Over many years, I have been privileged to learn from friends and colleagues more knowledgeable than I about the Congo. And in my own time spent in Tanzania, Mozambique, and Angola, the powerful and largely negative impact of events in the Congo on U.S. policy and on Congo´s neighbors was highly visible.
A Glimpse of History
During the transatlantic slave trade, current estimates from genetic records and a database of recorded slave ship voyages indicate that some 5.9 million of the 12.5 million enslaved people forcibly taken from Africa to the Americas came from the region now within the borders of the Democratic Republic of the Congo and Angola.

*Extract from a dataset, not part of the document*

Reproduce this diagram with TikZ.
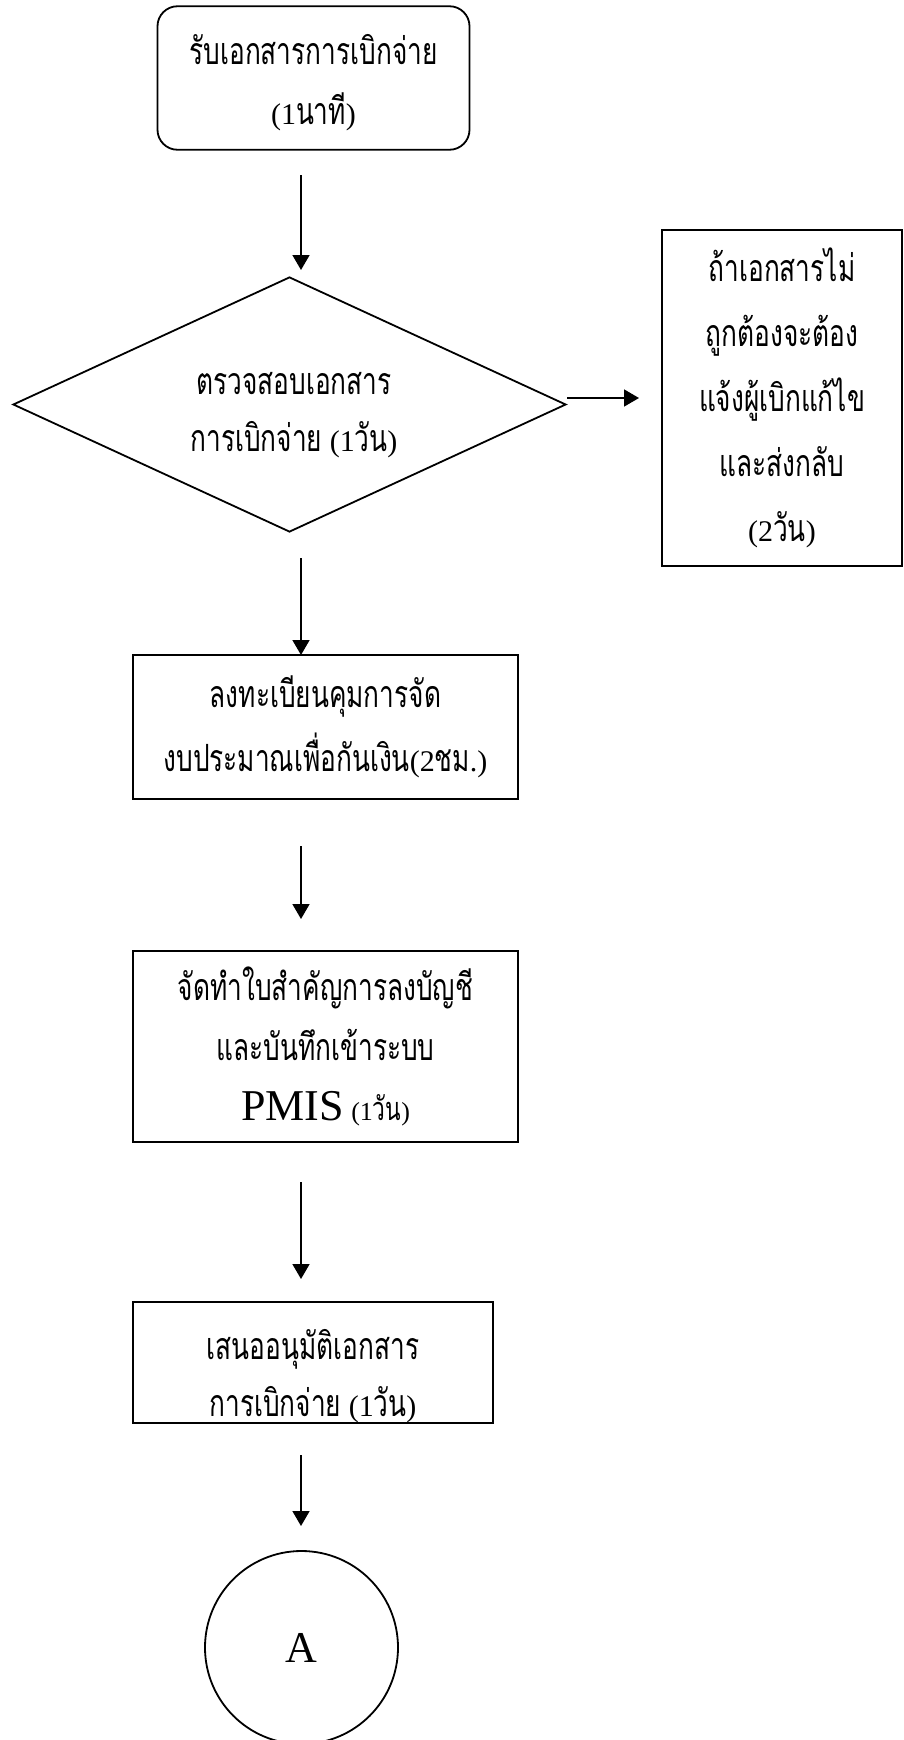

When European powers met in Berlin in 1884-1885 to set the rules for the partition of Africa, the United States was a full participant. Although seeking open-door access for commercial interests instead of territory, the U.S. government played a central role in allocating the territory of the Congo Free State to King Leopold of Belgium as his private possession.
Second only to Algeria in area within Africa, the country now known as the Democratic Republic of the Congo (DRC) has been a major focus for U.S. foreign policy in Africa for more than a century. Through multiple changes of names and rulers, the DRC has been deeply shaped by U.S. political and economic power. People to people influences have flowed both ways over centuries, although most enslaved people from the Congo Basin did not go to North America, but rather the Caribbean or South America.
King Leopold, Patrice Lumumba, and Mobutu Sese Seko were all familiar names to U.S. policymakers and newspaper readers in their times. And Joseph Conrad´s Heart of Darkness imprinted indelible stereotypes in American public opinion. See this selected reading list here for more background.
Among these, the following are of particular interest.
Mark Twain, who himself grew up on the Mississippi River and featured it in the adventures of Tom Sawyer and Huckleberry Finn, also wrote a scathing imaginary soliloquy by King Leopold defending his rule in the Congo. More recently, the history of King Leopold has been eloquently recounted by Adam Hochschild in his book King Leopold's Ghost. And William Sheppard, an African American missionary affiliated with the white Presbyterian Church in the U.S. southern states, was one of those whose protests made King Leopold's atrocities in the Congo an international scandal.
There are many books about Patrice Lumumba and the U.S. role in murdering him. But the latest, being released today, is The Lumumba Plot: The Inside Story of a CIA Assassination. Advance reviews from experts I trust indicate that it is likely to be the best.
Recent books on current conflicts in the DRC include Jason Stearn´s The War that Doesn't Say Its Name and Siddharth Kars´s Cobalt Red: How the Blood of the Congo Powers Our Lives.